Australasian Science: Australia's authority on science since 1938

Jesus on Toast

By Tim Hannan

The human disposition to find meaning in random data is hard-wired in the brain.

The frequency with which religious imagery is discovered in everyday foods appears to be on the increase. While it remains possible that these manifestations are harbingers of the imminent apocalypse, neuroscientific investigations are converging on a more earthly explanation involving a combination of neuropsychological dispositions and people’s beliefs and expectations.

In recent years, the face of Jesus has been spotted on various food items around the world, including pita bread, breakfast tacos, naan bread, potato chips, fish sticks, pancakes, pizza and ice cream. A Welsh family located his face on the underside of the lid of a Marmite jar, while his crucified form has been observed in bananas, apples, oranges and pretzels. Perhaps most famously, the face of the Madonna was discovered by an American woman on a toasted cheese sandwich, a find rewarded by a healthy price on eBay.

Religious imagery has also been noticed in natural phenomena. The Arabic words Allahu Akbar were reported to appear on a tree in Maiduguri, Nigeria, followed by discoveries of inscriptions on two other trees in the region. In Singapore, the formation of a mahogany tree was perceived to represent the monkey god of Chinese or Hindu mythology, and two nearby trees were found to reveal Guanyin, the goddess of mercy, and the elephant-headed god Ganesh.

The disposition to detect faces or other images in apparently random data is termed pareidolia, from the Greek words for “instead of” and “shape”. In a recent study published in Cortex, a team of Chinese and Canadian researchers performed functional MRI scans on participants who were instructed to look for either faces or letters in what was actually random visual “noise”. In each case, increased activity was detected in the posterior cortical regions associated with face recognition, and in the right frontal regions associated with higher-level cognitive processes. The authors interpreted these findings as supporting the theory that face processing is strongly influenced by “top-down” beliefs and expectations, so even the vaguest similarity of visual data to a face will trigger activation of the face recognition system. This hard-wired disposition is presumed to have evolved as an advantageous “fast and dirty” way of detecting the presence of other people or animals.

Popular interest in the phenomena of faces in food has been assisted through the marketing of novelty toasters, with one company marketing the product with the line: “As Jesus transcended Judaism, Jesus toaster’s appeal transcends Christian marketing by also bringing Atheists, Agnostics, Dirt Worshipers and more the joy of our Host on toast.” The human disposition to expect to observe meaningful objects has also been tapped by a number of so-called “projective tests” employed by less scientifically-oriented therapists. One example of this is the Rorschach inkblot test, which was designed to infer the thoughts of respondents from their responses to ambiguous visual stimuli in what could be labelled “directed pareidolia”.

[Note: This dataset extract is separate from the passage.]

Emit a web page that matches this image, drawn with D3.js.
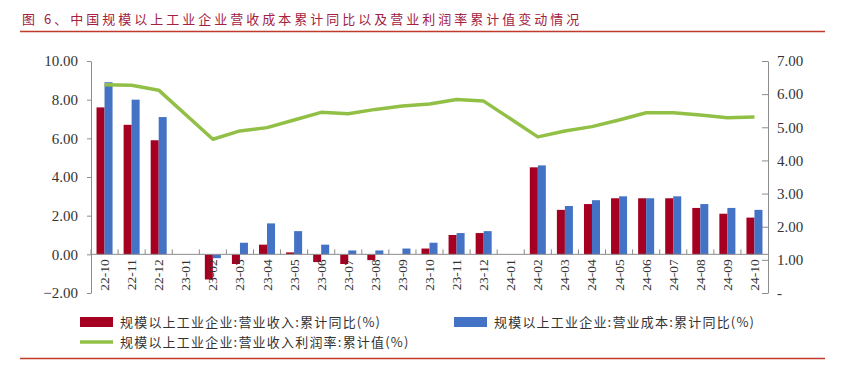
<!DOCTYPE html>
<html>
<head>
<meta http-equiv="Content-Type" content="text/html; charset=utf-8" />
    <script src="https://cdn.jsdelivr.net/npm/d3@7/dist/d3.min.js"></script>
	<title>Industrial revenue cost margin</title>
	<style>
		body { margin: 0; background: #fff; }
	</style>
</head>
<body>
	<svg width="842" height="365" id="mainsvg"></svg>
	<script>
		// data (null = no data that month)
		const months = ['22-10','22-11','22-12','23-01','23-02','23-03','23-04','23-05','23-06','23-07',
			'23-08','23-09','23-10','23-11','23-12','24-01','24-02','24-03','24-04','24-05','24-06',
			'24-07','24-08','24-09','24-10'];
		const revenueYoy = [7.6, 6.7, 5.9, null, -1.3, -0.5, 0.5, 0.1, -0.4, -0.5,
			-0.3, 0, 0.3, 1.0, 1.1, null, 4.5, 2.3, 2.6, 2.9, 2.9,
			2.9, 2.4, 2.1, 1.9];
		const costYoy = [8.9, 8.0, 7.1, null, -0.2, 0.6, 1.6, 1.2, 0.5, 0.2,
			0.2, 0.3, 0.6, 1.1, 1.2, null, 4.6, 2.5, 2.8, 3.0, 2.9,
			3.0, 2.6, 2.4, 2.3];
		const profitMargin = [6.28, 6.27, 6.12, null, 4.64, 4.89, 4.99, 5.22, 5.45, 5.41,
			5.54, 5.64, 5.70, 5.84, 5.79, null, 4.71, 4.89, 5.02, 5.22, 5.44,
			5.44, 5.37, 5.29, 5.31];
		const leftTicks = [-2, 0, 2, 4, 6, 8, 10];
		const rightTicks = [0, 1, 2, 3, 4, 5, 6, 7];

		const titleText = '图 6、中国规模以上工业企业营收成本累计同比以及营业利润率累计值变动情况';
		const seriesNames = ['规模以上工业企业:营业收入:累计同比(%)', '规模以上工业企业:营业成本:累计同比(%)',
			'规模以上工业企业:营业收入利润率:累计值(%)'];
		const colors = ['#a50021', '#4472c4', '#92c047'];

		let svg = d3.select("#mainsvg");
		const plotLeft = 91, plotRight = 768, plotTop = 61, plotBottom = 293;
		const serif = '"Liberation Serif", "Times New Roman", serif';
		const cjk = '"Noto Sans CJK SC", sans-serif';

		// title + rule lines
		svg.append('text')
			.attr('x', 22).attr('y', 24)
			.attr('font-family', cjk).attr('font-size', 13)
			.attr('letter-spacing', 3)
			.attr('fill', '#a3203f')
			.text(titleText);
		svg.append('line').attr('x1', 20).attr('x2', 825).attr('y1', 31.5).attr('y2', 31.5)
			.attr('stroke', '#c0392b').attr('stroke-width', 1.5);
		svg.append('line').attr('x1', 20).attr('x2', 825).attr('y1', 358.5).attr('y2', 358.5)
			.attr('stroke', '#c0392b').attr('stroke-width', 1.5);

		let x = d3.scaleBand().domain(months).range([plotLeft, plotRight]).padding(0);
		let xSub = d3.scaleBand().domain(['rev', 'cost']).range([0, x.bandwidth()]).paddingInner(0).paddingOuter(0.69);
		let yL = d3.scaleLinear().domain([-2, 10]).range([plotBottom, plotTop]);
		let yR = d3.scaleLinear().domain([0, 7]).range([plotBottom, plotTop]);

		// left axis
		let gL = svg.append('g').attr('transform', `translate(${plotLeft},0)`)
			.call(d3.axisLeft(yL).tickValues(leftTicks).tickFormat(d3.format('.2f')).tickSizeInner(4).tickSizeOuter(0).tickPadding(9));
		// right axis, ticks inside
		let gR = svg.append('g').attr('transform', `translate(${plotRight},0)`)
			.call(d3.axisRight(yR).tickValues(rightTicks).tickFormat(d => d === 0 ? '-' : d.toFixed(2)).tickSizeInner(-6).tickSizeOuter(0).tickPadding(9));
		[gL, gR].forEach(g => {
			g.select('.domain').attr('stroke', '#8c8c8c');
			g.selectAll('.tick line').attr('stroke', '#8c8c8c');
			g.selectAll('.tick text').attr('font-family', serif).attr('font-size', 15).attr('fill', '#333');
		});

		// bars
		const barData = [];
		months.forEach((m, i) => {
			if (revenueYoy[i] !== null) barData.push({m: m, k: 'rev', v: revenueYoy[i]});
			if (costYoy[i] !== null) barData.push({m: m, k: 'cost', v: costYoy[i]});
		});
		svg.selectAll('.bar').data(barData).join('rect')
			.attr('class', 'bar')
			.attr('x', d => x(d.m) + xSub(d.k))
			.attr('width', xSub.bandwidth())
			.attr('y', d => Math.min(yL(d.v), yL(0)))
			.attr('height', d => Math.abs(yL(d.v) - yL(0)))
			.attr('fill', d => d.k === 'rev' ? colors[0] : colors[1]);

		// category axis at zero
		const y0 = yL(0);
		svg.append('line').attr('x1', plotLeft).attr('x2', plotRight).attr('y1', y0).attr('y2', y0)
			.attr('stroke', '#8c8c8c');
		svg.selectAll('.ctick').data(months).join('line')
			.attr('class', 'ctick')
			.attr('x1', d => x(d)).attr('x2', d => x(d))
			.attr('y1', y0).attr('y2', y0 - 5)
			.attr('stroke', '#8c8c8c');
		svg.selectAll('.clabel').data(months).join('text')
			.attr('class', 'clabel')
			.attr('transform', d => `translate(${x(d) + x.bandwidth() / 2 + 4.5},${y0 + 5}) rotate(-90)`)
			.attr('text-anchor', 'end')
			.attr('font-family', serif).attr('font-size', 13.5).attr('fill', '#333')
			.text(d => d);

		// profit margin line (gaps joined)
		const linePts = months.map((m, i) => ({m: m, v: profitMargin[i]})).filter(d => d.v !== null);
		svg.append('path').datum(linePts)
			.attr('fill', 'none').attr('stroke', colors[2]).attr('stroke-width', 3.5)
			.attr('stroke-linejoin', 'round')
			.attr('d', d3.line().x(d => x(d.m) + x.bandwidth() / 2).y(d => yR(d.v)));

		// legend
		const legend = [
			{name: seriesNames[0], c: colors[0], type: 'rect', x: 80, y: 322},
			{name: seriesNames[1], c: colors[1], type: 'rect', x: 454, y: 322},
			{name: seriesNames[2], c: colors[2], type: 'line', x: 80, y: 342}
		];
		let lg = svg.selectAll('.lg').data(legend).join('g').attr('class', 'lg')
			.attr('transform', d => `translate(${d.x},${d.y})`);
		lg.filter(d => d.type === 'rect').append('rect')
			.attr('x', 0).attr('y', -5).attr('width', 33).attr('height', 10).attr('fill', d => d.c);
		lg.filter(d => d.type === 'line').append('line')
			.attr('x1', 0).attr('x2', 33).attr('y1', 0).attr('y2', 0)
			.attr('stroke', d => d.c).attr('stroke-width', 3.5);
		lg.append('text')
			.attr('x', 40).attr('y', 0).attr('dy', '0.36em')
			.attr('font-family', cjk).attr('font-size', 13).attr('letter-spacing', 1.2).attr('fill', '#333')
			.text(d => d.name);
	</script>
</body>
</html>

Of course, pareidolia is not limited to spotting images of the divine in the mundane, with non-religious images also reportedly observed in foods, landscapes and manmade objects, from faces on the surface of the Moon to images of Hitler in buildings.

Nor is the phenomenon limited to the visual system. Some people have perceived messages when recorded music is played in reverse, with the best-known historical example being the claim that Paul McCartney’s death was announced in a hidden message on the Beatles’ White Album. This interest in hidden messages in songs was subsequently encouraged by numerous artists who deliberately used backmasking to entertain their listeners and/or to appease their personal dark lord. It has also been rumoured that playing Justin Bieber’s songs in reverse reveals actual musical ability.

Others find messages in random noise, which they attribute to supernatural causes. The electronic voice phenomenon movement claims that random sounds detected in audio recordings are communications from deceased persons or from extraterrestrials – or possibly from deceased extraterrestrials.

A/Prof Tim Hannan is Head of the School of Psychology at Charles Sturt University, and the Past President of the Australian Psychological Society.